_DATA_:
************

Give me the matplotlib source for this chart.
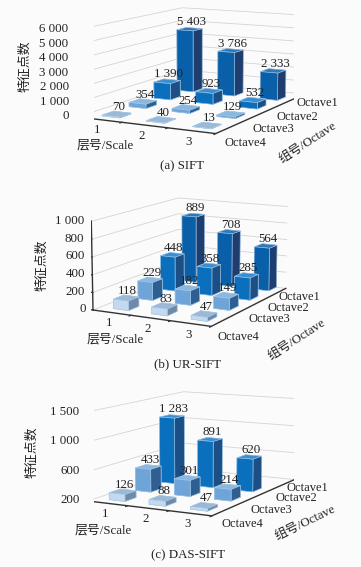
import numpy as np
import matplotlib
matplotlib.use('Agg')
import matplotlib.pyplot as plt
from mpl_toolkits.mplot3d import proj3d

FONT = ['Liberation Serif', 'Noto Sans CJK SC']
W, H = 361, 567

scales = ['1', '2', '3']
octaves = ['Octave4', 'Octave3', 'Octave2', 'Octave1']

# rows run front to back: Octave4 ... Octave1
sift = [[70, 40, 13], [354, 254, 129], [1390, 923, 532], [5403, 3786, 2333]]
ur_sift = [[118, 83, 47], [229, 182, 149], [448, 358, 285], [889, 708, 564]]
das_sift = [[126, 88, 47], [433, 301, 214], [1283, 891, 620]]

sift_ticks = ['0', '1 000', '2 000', '3 000', '4 000', '5 000', '6 000']
ur_ticks = ['0', '200', '400', '600', '800', '1 000']
das_ticks = ['200', '600', '1 000', '1 500']

# front, side, top per row
colors = [('#c5d9ee', '#6f8aa8', '#9bb8d5'),
          ('#6fa4d8', '#2f5f90', '#8ab8e0'),
          ('#0a70bd', '#1c4f86', '#3b8fd0'),
          ('#0a60a8', '#1f3d6e', '#2f78b8')]
oct_drop = [0.12, 0.11, 0.10, 0.04]


def fmt(v):
    return '{:,}'.format(v).replace(',', ' ')


def panel(fig, corner, values, ticks, zmax, elev, azim, aspect, ymax, oct_y, bar_scale, shift):
    aw, ah = 361.0, 200.0
    ax = fig.add_axes([0, 0, aw / W, ah / H], projection='3d', proj_type='persp', focal_length=1.0)
    ax.set_axis_off()
    ax.patch.set_alpha(0)
    ax.computed_zorder = False
    ax.view_init(elev=elev, azim=azim)
    # aspect units are about one screen pixel along each axis
    ax.set_box_aspect(aspect, zoom=1.3 * np.linalg.norm(aspect) / 265.0)
    xmin, xmax, ymin = 0.5, 3.5, -0.5
    ax.set_xlim(xmin, xmax)
    ax.set_ylim(ymin, ymax)
    ax.set_zlim(0, zmax)
    M = ax.get_proj()

    # slide the axes so the front left corner of the floor lands on its pixel
    ax.apply_aspect()
    xp, yp, _ = proj3d.proj_transform(xmin, ymin, 0, M)
    px, py = ax.transData.transform((xp, yp))
    ax.set_position([(corner[0] - px) / W, (H - corner[1] - py) / H, aw / W, ah / H])

    def put(x, y, z, s, **kw):
        xp, yp, _ = proj3d.proj_transform(x, y, z, M)
        ax.text2D(xp, yp, s, transform=ax.transData, family=FONT, color='#222222', **kw)

    # walls
    tick_pos = np.linspace(0, zmax, len(ticks))
    for z, t in zip(tick_pos, ticks):
        ax.plot([xmin, xmin, xmax], [ymin, ymax, ymax], [z, z, z], color='#d4d4d4', lw=0.6, zorder=1)
        ax.plot([xmin, xmin - 0.07], [ymin, ymin], [z, z], color='#333333', lw=0.9, zorder=5)
        put(xmin - 0.2, ymin, z, t, ha='right', va='center', fontsize=9.3, zorder=6)
    ax.plot([xmin, xmin], [ymin, ymin], [0, zmax], color='#333333', lw=1.0, zorder=5)
    ax.plot([xmin, xmax, xmax], [ymin, ymin, ymax], [0, 0, 0], color='#333333', lw=1.0, zorder=5)
    for x in [1.5, 2.5, 3.5]:
        ax.plot([x, x], [ymin, ymin - 0.07], [0, 0], color='#333333', lw=0.9, zorder=5)

    xs, ys, hs, cs = [], [], [], []
    for r, row in enumerate(values):
        for s, v in enumerate(row):
            xs.append(s + 1 - 0.2 + shift)
            ys.append(r - 0.2)
            hs.append(v * bar_scale)
            # faces: bottom, top, front, back, left, right
            f, d, t = colors[r]
            cs += [d, t, f, d, d, d]
    ax.bar3d(xs, ys, np.zeros(len(xs)), 0.4, 0.42, hs, color=cs, shade=False,
             edgecolor='#a9cdea', linewidth=0.4, zorder=3)

    for r, row in enumerate(values):
        for s, v in enumerate(row):
            put(s + 1 + shift + 0.05, r, v * bar_scale + zmax * 0.015, fmt(v), ha='center', va='bottom',
                fontsize=9.3, zorder=8)

    for i, s in enumerate(scales):
        put(i + 1, ymin - 0.1, -zmax * 0.11, s, ha='center', va='center', fontsize=9.3, zorder=6)
    for y, o, d in zip(oct_y, octaves, oct_drop):
        put(xmax + 0.08, y, -zmax * d, o, ha='left', va='center', fontsize=9, zorder=6)
    return ax


def label(fig, x, y, s, size=9.3, rot=0, ha='center'):
    fig.text(x / W, 1 - y / H, s, fontsize=size, rotation=rot, ha=ha, va='center',
             rotation_mode='anchor', family=FONT, color='#222222')


fig = plt.figure(figsize=(W / 100, H / 100), dpi=100, facecolor='#fbfbfb')

panel(fig, (78, 117), sift, sift_ticks, 6000, 9.5, -62, (146, 205, 83), 3.7, [-0.29, 0.89, 2.02, 3.07], 0.87, 0.06)
panel(fig, (93, 310), ur_sift, ur_ticks, 1000, 11.5, -62, (127, 170, 86), 3.2, [-0.39, 1.05, 2.02, 2.65], 0.92, 0.04)
panel(fig, (88, 501), das_sift, das_ticks, 1500, 9.5, -62, (132, 189, 85), 3.4, [-0.23, 1.02, 2.23, 2.82], 0.93, 0.03)

label(fig, 105, 145, '层号/Scale')
label(fig, 182, 166, '(a) SIFT')
label(fig, 25, 66, '特征点数', rot=90)
label(fig, 308, 143, '组号/Octave', rot=33)

label(fig, 115, 339, '层号/Scale')
label(fig, 188, 364, '(b) UR-SIFT')
label(fig, 42, 265, '特征点数', rot=90)
label(fig, 297, 340, '组号/Octave', rot=33)

label(fig, 103, 530, '层号/Scale')
label(fig, 188, 555, '(c) DAS-SIFT')
label(fig, 32, 452, '特征点数', rot=90)
label(fig, 305, 523, '组号/Octave', rot=26)

fig.savefig('out.png', dpi=100, facecolor=fig.get_facecolor())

************

_EXERCISE GOAL_: Reproduce the data above word for word from its first line through the line that holds "octaves = ['Octave4', 'Octave3', 'Octave2', 'Octave1']", both ends included; skip pictures.

_RESULT OF THE EXERCISE_:
Give me the matplotlib source for this chart.
import numpy as np
import matplotlib
matplotlib.use('Agg')
import matplotlib.pyplot as plt
from mpl_toolkits.mplot3d import proj3d

FONT = ['Liberation Serif', 'Noto Sans CJK SC']
W, H = 361, 567

scales = ['1', '2', '3']
octaves = ['Octave4', 'Octave3', 'Octave2', 'Octave1']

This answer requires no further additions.